Male Sprague-Dawley rats weighing 200-250 g and aged 6-8 weeks were purchased from the Animal Center of the Second Military Medical University. The surgical interventions for animal experiments were approved by by the Ethical Committee of the Shanghai Jiao Tong University School of Medicine, and the animals were cared for in accordance with the Guide for the Care and Use of Laboratory Animals after the surgery.
Culture of DRG-NSCs
DRG were dissected from postnatal day 2 rats, mechanically dissociated in Hank’s balanced saline solution, pH 7.4, and seeded in Dulbecco’s modified Eagle’s medium (DMEM)/F12 (Invitrogen) supplemented with 2% B27, 10 ng/mL epidermal growth factor (EGF), and 10 ng/mL bFGF. The cells were incubated in a humidified atmosphere with 5% CO2 at 37°C. The medium was changed every 3 days. The dissociated DRG cells formed clusters or neurospheres within 1-2 weeks. Afterwards, the neurospheres were collected, mechanically aspirated, and resuspended in the proliferation culture medium every 4 days to reduce the cell heterogeneity by maintaining small spheres (50-100 cells/sphere). After 3 generations of subcloning, the NSCs derived from the neurospheres were subjected to lentivirus transduction .
Hydrogels were purchased from Beaver Nano-Technologies Co., Ltd, China and were cross-linked with polyethylene glycol diacrylate. Solutions of this hydrogel form a transparent gel when mixed with a cross-linker over a period of 30 minutes. Then, NSCs were mixed with hydrogels to form a stem-cell–hydrogel complex.
Model establishment and NSC transplantation
Forty-eight SD rats were randomly divided into sham, CES model and NSCs transplantation groups. After anesthesia with chloral hydrate, laminectomy was performed at the lumbar 4 and a silicone band (10 mm long, 1 mm wide, and 1 mm thick) was placed under the laminae of the L5-6 vertebra to produce the CES animal model [15,16]. Sixteen rats were subjected to NSC transplantation, and another 16 rats were used as control. A sham operation was performed with a simple laminectomy but without contusion injury (n = 16).
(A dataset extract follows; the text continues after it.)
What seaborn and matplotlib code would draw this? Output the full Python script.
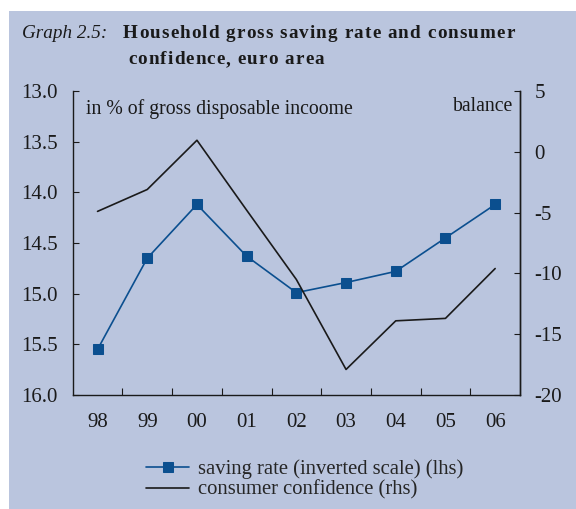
import numpy as np
import pandas as pd
import matplotlib
matplotlib.use("Agg")
import matplotlib.pyplot as plt
import seaborn as sns
from matplotlib.patches import Rectangle

# data
years = ["98", "99", "00", "01", "02", "03", "04", "05", "06"]
saving_rate = [15.55, 14.65, 14.12, 14.63, 14.99, 14.89, 14.78, 14.45, 14.12]
confidence = [-4.9, -3.1, 0.95, -4.8, -10.5, -17.9, -13.9, -13.7, -9.6]

df = pd.DataFrame({"year": years, "saving": saving_rate, "conf": confidence})

bg = "#bac5de"
blue = "#0b4f8f"
ink = "#1a1a1a"

sns.set_theme(style="ticks")
plt.rcParams["font.family"] = ["Liberation Serif", "DejaVu Serif"]
plt.rcParams["axes.unicode_minus"] = False

fig = plt.figure(figsize=(5.76, 5.09), dpi=100, facecolor="white")
# shaded panel behind the chart
fig.patches.append(Rectangle((9 / 576, 0), 1 - 9 / 576, 1 - 11 / 509,
                             transform=fig.transFigure, facecolor=bg,
                             edgecolor="none", zorder=-10))

ax = fig.add_axes([72.7 / 576, 1 - 395 / 509, (520 - 72.7) / 576, (395 - 91) / 509])
ax.set_facecolor(bg)
ax2 = ax.twinx()

sns.lineplot(data=df, x="year", y="saving", ax=ax, color=blue, marker="s",
             markersize=7.3, markeredgecolor=blue, linewidth=1.2,
             label="saving rate (inverted scale) (lhs)", legend=False)
sns.lineplot(data=df, x="year", y="conf", ax=ax2, color=ink,
             linewidth=1.2, label="consumer confidence (rhs)", legend=False)

# left axis inverted
ax.set_ylim(16.0, 13.0)
ax.set_yticks(np.arange(13.0, 16.01, 0.5))
ax.set_yticklabels([f"{v:.1f}" for v in np.arange(13.0, 16.01, 0.5)])
ax2.set_ylim(-20, 5)
ax2.set_yticks(np.arange(-20, 6, 5))
ax.set_xlim(-0.5, 8.5)

ax.set_xlabel("")
ax.set_ylabel("")
ax2.set_ylabel("")

ax.set_xticks(range(len(years)))
ax.set_xticklabels(years)
ax.set_xticks(np.arange(0.5, 8, 1), minor=True)
ax.tick_params(axis="x", which="major", length=0, pad=13, labelsize=15, labelcolor=ink)
ax.tick_params(axis="x", which="minor", direction="in", length=5, width=0.8, color=ink)
ax.tick_params(axis="y", direction="in", length=4, width=0.8, pad=11, labelsize=15,
               color=ink, labelcolor=ink)
ax2.tick_params(axis="y", direction="in", length=4, width=0.8, pad=10.5, labelsize=15,
                color=ink, labelcolor=ink)

for a in (ax, ax2):
    a.spines["top"].set_visible(False)
    for s in ("left", "right", "bottom"):
        a.spines[s].set_color(ink)
        a.spines[s].set_linewidth(1.0)
ax2.spines["left"].set_visible(False)
ax2.spines["bottom"].set_visible(False)

ax.text(0.03, 0.975, "in % of gross disposable incoome", transform=ax.transAxes,
        fontsize=14.2, ha="left", va="top", color=ink)
ax.text(0.985, 0.98, "balance", transform=ax.transAxes,
        fontsize=14.2, ha="right", va="top", color=ink)


# title, bold part drawn with a little letter spacing like the original
def spaced_text(x, y, s, track=1.1, **kw):
    renderer = fig.canvas.get_renderer()
    for i, ch in enumerate(s):
        t = fig.text(0, 0, s[:i], **kw)
        w = t.get_window_extent(renderer).width if i else 0
        t.remove()
        fig.text(x + (w + i * track) / 576, y, ch, **kw)


fig.text(22 / 576, 1 - 33 / 509, "Graph 2.5:", fontsize=13.8, style="italic",
         ha="left", va="center", color=ink)
spaced_text(123 / 576, 1 - 33 / 509, "Household gross saving rate and consumer",
            fontsize=13.8, weight="bold", ha="left", va="center", color=ink)
spaced_text(128 / 576, 1 - 60 / 509, "confidence, euro area",
            fontsize=13.8, weight="bold", ha="left", va="center", color=ink)

handles = [ax.get_lines()[0], ax2.get_lines()[0]]
fig.legend(handles, [h.get_label() for h in handles], loc="center left",
           bbox_to_anchor=(146 / 576, 1 - 479.5 / 509), frameon=False,
           fontsize=14.9, handlelength=2.1, handletextpad=0.4, labelspacing=0.08,
           borderaxespad=0, borderpad=0)

fig.savefig("out.png", dpi=100, facecolor="white")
For transplantation of NSCs, we removed the silicone 7 days after the compression injury and then intrathecally injected 12 μL 0.5% hydrogels containing approximately 1000,000 NSCs (transduced with lentivirus) using a micropulled pipette connected to a Hamilton syringe. As control, 12 μL 0.5% hydrogels containing no NSCs was injected into the subarachnoid space.
The cauda equina was extracted, placed in EDTA solution, and heated in an oven for antigen retrieval. Then, 15-μm thick sections of the cauda equina around the lesion site were prepared longitudinally. The tissue sections were permeabilized with 0.2% Triton X-100 and blocked in blocking solution for 1 h at room temperature. After rinsing with PBS, the sections were incubated with primary antibodies against O4, βIII-tubulin, glial fibrillary acidic protein (GFAP) overnight at 4°C followed by incubation with secondary antibodies for 1 h at 37°C. The slices were stained with Hoechst for 10 min and images were photographed by inverted fluorescence microscopy.
For transmission electron microscopic (TEM) studies, the sections were fractured with liquid nitrogen and quenched in hydrogen peroxide solution. After rinsing in PBS, the sections were prepared for ultra-thin sectioning. Tissue sections were fixed in osmium tetroxide, dehydrated in ethanol, and embedded in resin. All samples were observed under transmission electron microscope (TEM).
Luxol fast blue staining
Tissue sections were stained with Luxol fast blue to detect myelin damage as previously described . Briefly, the cauda equina sections were immersed in Luxol fast blue solution in an oven overnight. After rinsing in 95% ethanol and distilled water, the pathological changes of nerve fibers were observed under a light microscope.
TdT-mediated dUTP-biotin nick end labeling (TUNEL) staining
Apoptosis of cauda equina were measured by using a TUNEL detection kit according to the manufacturer’s instructions (Sigma, USA). In brief, paraffin-embedded tissue sections (4-mm-thick) were dewaxed, rehydrated, and incubated with reaction mixture of terminal deoxynucleotidyl transferase for 1 h. After rinsing in PBS, the sections were incubated with biotinylated antibody and ABC complex, and photographed in a light microscope (Zeiss) equipped with a digital camera.
For the tail-flick test, the rats were immobilized 20 min before the test, and the tail was placed over a slit. A beam of light from a projection lamp (voltage of 18.5 V) was focused on the tail skin at the junction between the middle and distal 1/3 of the tail. The latency to respond was recorded with a maximal 15s radiant heat stimulus .
Experimental data are presented as mean ± SD. One-Way ANOVA was used for comparison of different groups. Results were considered statistically significant when the P value was less than 0.05.